Shula might duck a question he didn’t want to answer, but he never, ever lied.

Arrogant?

Often.

Insensitive?

That, too, at times.

But when it came to ethics, Donald Francis Shula unvaryingly did the right thing.

“I am honored just to be in the same room with Shula,” Hall of Fame linebacker Sam Huff remarked here only Friday.

National Football League Commissioner Paul Tagliabue added, “Don Shula was not just great for the Colts and the Dolphins. He was great for the league. The late Pete Rozelle must be very happy up there this weekend.”

Shula was inducted along with another paragon, New York Giants co-owner Wellington Mara, and cornerback Mike Haynes and center Mike Webster.

Straight arrow

Shula’s speech was more businesslike than Churchillian. It was long on history and short on personal sentiment. He does not lightly bare his most private thoughts.

I think he was afraid he might break down if he dwelt overlong on his late and beloved wife Dorothy, or his beloved new wife, Mary Anne.

Break down?

Not Don Shula. Too tough, still, at 67.

“And a man of his word,” son David said. Notably, David seldom referred to his father as “Dad,” for, I believe, the same reason Don didn’t break down. The Shulas are anything but maudlin.

“Don Shula never asked anyone to do what he wouldn’t do,” David said. “He ran sprints right with the players,” at least until knee surgery and a ruptured Achilles’ tendon made it impossible.

Shula’s departure from coaching a year and a half ago was a sad if all too predictable day.
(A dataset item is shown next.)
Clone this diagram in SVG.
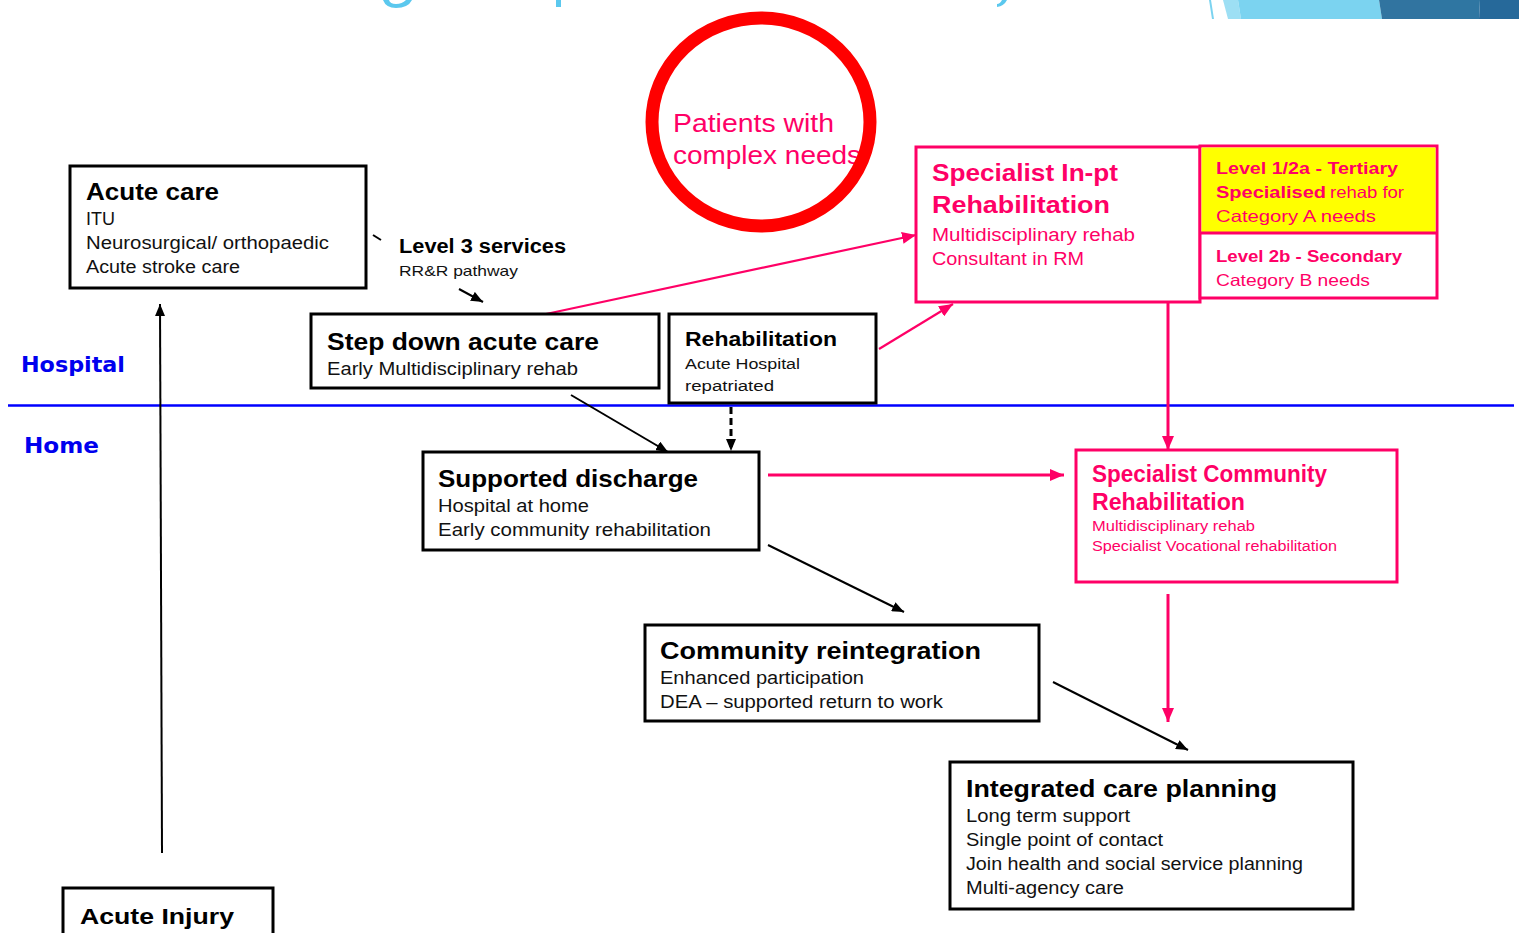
<svg xmlns="http://www.w3.org/2000/svg" width="1519" height="933" viewBox="0 0 1519 933">
<style>
text{font-family:"Liberation Sans",Arial,sans-serif;}
.box{fill:#fff;stroke:#000;stroke-width:3;}
.pbox{fill:#fff;stroke:#ff0066;stroke-width:3;}
.tt{font-weight:bold;font-size:24px;fill:#000;}
.bd{font-size:17.5px;fill:#111;}
.pt{font-weight:bold;font-size:24px;fill:#ff0066;}
.pb{font-size:17.5px;fill:#ff0066;}
.zone{font-family:"DejaVu Sans",Verdana,sans-serif;font-weight:bold;font-size:22px;fill:#0000ee;}
.con{stroke:#000;stroke-width:2;fill:none;}
.pcon{stroke:#ff0066;stroke-width:2.2;fill:none;}
.pcon3{stroke:#ff0066;stroke-width:3;fill:none;}
</style>
<defs>
<marker id="ah" viewBox="0 0 12 10" refX="12" refY="5" markerWidth="12" markerHeight="10" markerUnits="userSpaceOnUse" orient="auto">
<path d="M0,0 L12,5 L0,10 z" fill="#000"/>
</marker>
<marker id="ph" viewBox="0 0 14 12" refX="14" refY="6" markerWidth="14" markerHeight="12" markerUnits="userSpaceOnUse" orient="auto">
<path d="M0,0 L14,6 L0,12 z" fill="#ff0066"/>
</marker>
</defs>
<rect width="1519" height="933" fill="#fff"/>

<g id="decoration">
<path d="M383,0 Q386,8 396,8 Q408,8 412,0 L406,0 Q402,4 396,4 Q390,4 389,0 z" fill="#5bc8ee"/>
<rect x="556" y="0" width="5" height="7" fill="#5bc8ee"/>
<path d="M997,7 Q1004,6 1007,0 L1002,0 Q1000,4 997,4 z" fill="#5bc8ee"/>
<polygon points="1209,0 1211,0 1214,19 1212,19" fill="#7bd3f0"/>
<polygon points="1223,0 1238,0 1241,19 1228,19" fill="#9ddff4"/>
<polygon points="1238,0 1379,0 1382,19 1241,19" fill="#7bd3f0"/>
<polygon points="1379,0 1430,0 1430,19 1382,19" fill="#3174a0"/>
<polygon points="1430,0 1480,0 1479,19 1430,19" fill="#2f76a2"/>
<polygon points="1480,0 1519,0 1519,19 1479,19" fill="#26699a"/>
</g>

<g id="zones">
<line x1="8" y1="405.5" x2="1514" y2="405.5" stroke="#0000ff" stroke-width="2.5"/>
<text class="zone" x="21" y="372" textLength="104" lengthAdjust="spacingAndGlyphs">Hospital</text>
<text class="zone" x="24" y="453" textLength="75" lengthAdjust="spacingAndGlyphs">Home</text>
</g>

<g id="connectors">
<line class="con" x1="162" y1="853" x2="160" y2="304" marker-end="url(#ah)"/>
<line class="con" x1="373" y1="235" x2="381" y2="240"/>
<line class="con" x1="459" y1="289" x2="483" y2="302" marker-end="url(#ah)"/>
<line class="con" x1="571" y1="395" x2="668" y2="452" marker-end="url(#ah)"/>
<line x1="731" y1="407" x2="731" y2="451" stroke="#000" stroke-width="3" stroke-dasharray="7,4" marker-end="url(#ah)"/>
<line class="con" x1="768" y1="545" x2="904" y2="612" marker-end="url(#ah)"/>
<line class="con" x1="1053" y1="682" x2="1188" y2="750" marker-end="url(#ah)"/>
<line class="pcon" x1="546" y1="314" x2="916" y2="235" marker-end="url(#ph)"/>
<line class="pcon" x1="879" y1="349" x2="953" y2="304" marker-end="url(#ph)"/>
<line class="pcon3" x1="1168" y1="300" x2="1168" y2="450" marker-end="url(#ph)"/>
<line class="pcon3" x1="768" y1="475" x2="1064" y2="475" marker-end="url(#ph)"/>
<line class="pcon3" x1="1168" y1="594" x2="1168" y2="722" marker-end="url(#ph)"/>
</g>

<g id="patients-complex-needs">
<text x="673" y="132" font-size="25" fill="#ff0066" textLength="161" lengthAdjust="spacingAndGlyphs">Patients with</text>
<text x="673" y="164" font-size="25" fill="#ff0066" textLength="188" lengthAdjust="spacingAndGlyphs">complex needs</text>
<ellipse cx="761" cy="122" rx="109" ry="104" fill="none" stroke="#ff0000" stroke-width="13"/>
</g>

<g id="acute-care">
<rect class="box" x="70" y="166" width="296" height="122" stroke-width="2"/>
<text class="tt" x="86" y="200" textLength="133" lengthAdjust="spacingAndGlyphs">Acute care</text>
<text class="bd" x="86" y="225" textLength="29" lengthAdjust="spacingAndGlyphs">ITU</text>
<text class="bd" x="86" y="249" textLength="243" lengthAdjust="spacingAndGlyphs">Neurosurgical/ orthopaedic</text>
<text class="bd" x="86" y="273" textLength="154" lengthAdjust="spacingAndGlyphs">Acute stroke care</text>
</g>

<g id="level-3-services">
<text x="399" y="253" font-size="20" font-weight="bold" fill="#000" textLength="167" lengthAdjust="spacingAndGlyphs">Level 3 services</text>
<text x="399" y="276" font-size="15" fill="#111" textLength="119" lengthAdjust="spacingAndGlyphs">RR&amp;R pathway</text>
</g>

<g id="step-down">
<rect class="box" x="311" y="314" width="348" height="74"/>
<text class="tt" x="327" y="350" textLength="272" lengthAdjust="spacingAndGlyphs">Step down acute care</text>
<text class="bd" x="327" y="375" textLength="251" lengthAdjust="spacingAndGlyphs">Early Multidisciplinary rehab</text>
</g>

<g id="rehabilitation">
<rect class="box" x="669" y="314" width="207" height="89"/>
<text x="685" y="346" font-size="21" font-weight="bold" fill="#000" textLength="152" lengthAdjust="spacingAndGlyphs">Rehabilitation</text>
<text x="685" y="369" font-size="15.5" fill="#111" textLength="115" lengthAdjust="spacingAndGlyphs">Acute Hospital</text>
<text x="685" y="391" font-size="15.5" fill="#111" textLength="89" lengthAdjust="spacingAndGlyphs">repatriated</text>
</g>

<g id="specialist-inpt">
<rect class="pbox" x="916" y="147" width="284" height="155"/>
<text class="pt" x="932" y="181" textLength="186" lengthAdjust="spacingAndGlyphs">Specialist In-pt</text>
<text class="pt" x="932" y="213" textLength="178" lengthAdjust="spacingAndGlyphs">Rehabilitation</text>
<text class="pb" x="932" y="241" textLength="203" lengthAdjust="spacingAndGlyphs">Multidisciplinary rehab</text>
<text class="pb" x="932" y="265" textLength="152" lengthAdjust="spacingAndGlyphs">Consultant in RM</text>
</g>

<g id="levels">
<rect x="1200" y="146" width="237" height="152" fill="#fff" stroke="#ff0066" stroke-width="3"/>
<rect x="1201.5" y="147.5" width="234" height="85" fill="#ffff00"/>
<line x1="1200" y1="233" x2="1437" y2="233" stroke="#ff0066" stroke-width="3"/>
<text x="1216" y="174" font-size="16.5" font-weight="bold" fill="#ff0066" textLength="182" lengthAdjust="spacingAndGlyphs">Level 1/2a - Tertiary</text>
<text x="1216" y="198" font-size="16.5" font-weight="bold" fill="#ff0066" textLength="110" lengthAdjust="spacingAndGlyphs">Specialised</text>
<text x="1330" y="198" font-size="16.5" fill="#ff0066" textLength="74" lengthAdjust="spacingAndGlyphs">rehab for</text>
<text x="1216" y="222" font-size="16.5" fill="#ff0066" textLength="160" lengthAdjust="spacingAndGlyphs">Category A  needs</text>
<text x="1216" y="262" font-size="16.5" font-weight="bold" fill="#ff0066" textLength="186" lengthAdjust="spacingAndGlyphs">Level 2b - Secondary</text>
<text x="1216" y="286" font-size="16.5" fill="#ff0066" textLength="154" lengthAdjust="spacingAndGlyphs">Category B needs</text>
</g>

<g id="supported-discharge">
<rect class="box" x="423" y="452" width="336" height="98"/>
<text class="tt" x="438" y="487" textLength="260" lengthAdjust="spacingAndGlyphs">Supported discharge</text>
<text class="bd" x="438" y="512" textLength="151" lengthAdjust="spacingAndGlyphs">Hospital at home</text>
<text class="bd" x="438" y="536" textLength="273" lengthAdjust="spacingAndGlyphs">Early community rehabilitation</text>
</g>

<g id="specialist-community">
<rect class="pbox" x="1076" y="450" width="321" height="132"/>
<text class="pt" x="1092" y="482" font-size="22" textLength="235" lengthAdjust="spacingAndGlyphs">Specialist Community</text>
<text class="pt" x="1092" y="510" font-size="22" textLength="153" lengthAdjust="spacingAndGlyphs">Rehabilitation</text>
<text x="1092" y="531" font-size="14" fill="#ff0066" textLength="163" lengthAdjust="spacingAndGlyphs">Multidisciplinary rehab</text>
<text x="1092" y="551" font-size="14" fill="#ff0066" textLength="245" lengthAdjust="spacingAndGlyphs">Specialist Vocational rehabilitation</text>
</g>

<g id="community-reintegration">
<rect class="box" x="645" y="625" width="394" height="96"/>
<text class="tt" x="660" y="659" textLength="321" lengthAdjust="spacingAndGlyphs">Community reintegration</text>
<text class="bd" x="660" y="684" textLength="204" lengthAdjust="spacingAndGlyphs">Enhanced participation</text>
<text class="bd" x="660" y="708" textLength="283" lengthAdjust="spacingAndGlyphs">DEA – supported return to work</text>
</g>

<g id="integrated-care">
<rect class="box" x="950" y="762" width="403" height="147"/>
<text class="tt" x="966" y="797" textLength="311" lengthAdjust="spacingAndGlyphs">Integrated care planning</text>
<text class="bd" x="966" y="822" textLength="164" lengthAdjust="spacingAndGlyphs">Long term support</text>
<text class="bd" x="966" y="846" textLength="197" lengthAdjust="spacingAndGlyphs">Single point of contact</text>
<text class="bd" x="966" y="870" textLength="337" lengthAdjust="spacingAndGlyphs">Join health and social service planning</text>
<text class="bd" x="966" y="894" textLength="158" lengthAdjust="spacingAndGlyphs">Multi-agency care</text>
</g>

<g id="acute-injury">
<rect class="box" x="63" y="888" width="210" height="60"/>
<text x="80" y="924" font-family="DejaVu Sans, Verdana, sans-serif" font-weight="bold" font-size="22" fill="#000" textLength="154" lengthAdjust="spacingAndGlyphs">Acute Injury</text>
</g>
</svg>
Criticism from fans and a few writers and broadcasters helped make it happen earlier than he deserved. He grew to hate talk radio because it gave a forum to every wacko with a telephone. Palookas who wouldn’t know a forward pass from a left hook were calling in knocking the winningest coach of all time. What’s crazier than that?

Yet none of it really changed Shula, or his view of what was most important — “believing in God, hard work and my family.”

Again, Shula carefully avoided touching on things personal in his brief peroration on this gray day turned golden by the occasion. He acknowledged the eight children and eight grandchildren of his extended family. Thanked the nuns who guided him through early school. Thanked the Jesuits who educated him in logic at John Carroll University in Cleveland. Thanked all the players and assistant coaches who studied films until their eyeballs turned square.

First shot

That Jesuit logic stayed with him. “When Weeb Ewbank retired from the Colts after the 1962 season,” Shula recalled, “[Hall of Famer] Gino Marchetti went to the owner, Carroll Rosenbloom, and told Carroll he had to hire me. I was only 33, younger than any other coach, and Rosenbloom asked me if that would keep me from getting the job done.”

Shula told Rosenbloom, “The only way you’ll ever find out is to hire me.”

From then through ‘95 Shula created pro football’s most enduring story line. He spanned explosively diverse eras as no one else could. He won with the rebels of the ‘60s, drug-plagued warriors of the ‘70s, increasingly rich and increasingly uncontrollable mercenaries of the ‘80s, and even against the jolting realities of the salary cap in the ‘90s.

When it was all about football, no one could match Shula’s combination of adaptability and staying power.

“What Don did just blows your mind,” said another Hall of Famer, Mike Ditka. “No one will ever do it again.”

One catch at the end: Shula was never trained as a mathematician. When the salary cap forced coaches to become accountants and allowed not the slightest margin for error in choosing personnel, some of his cachet fell away. There is no harder job than motivating people who are paid millions before they even start the job. Even Wall Street’s infamously bloated bonuses are based on past performance, not future.

No regrets

Of course, Shula refused to mention any of that. He didn’t even mention what was wrenchingly more significant, which is what he brings to the Pro Football Hall of Fame.

Fetishistic honesty.

Unequalled integrity.

That was why, Saturday, even when Shula refused to break down, a tear or two slid down my cheeks. That never happened to me before in anything to do with sports. It happened this time because Donald Francis Shula was finally where he belonged, a superstar of superstars in the Pro Football Hall of Fame. For all the right reasons.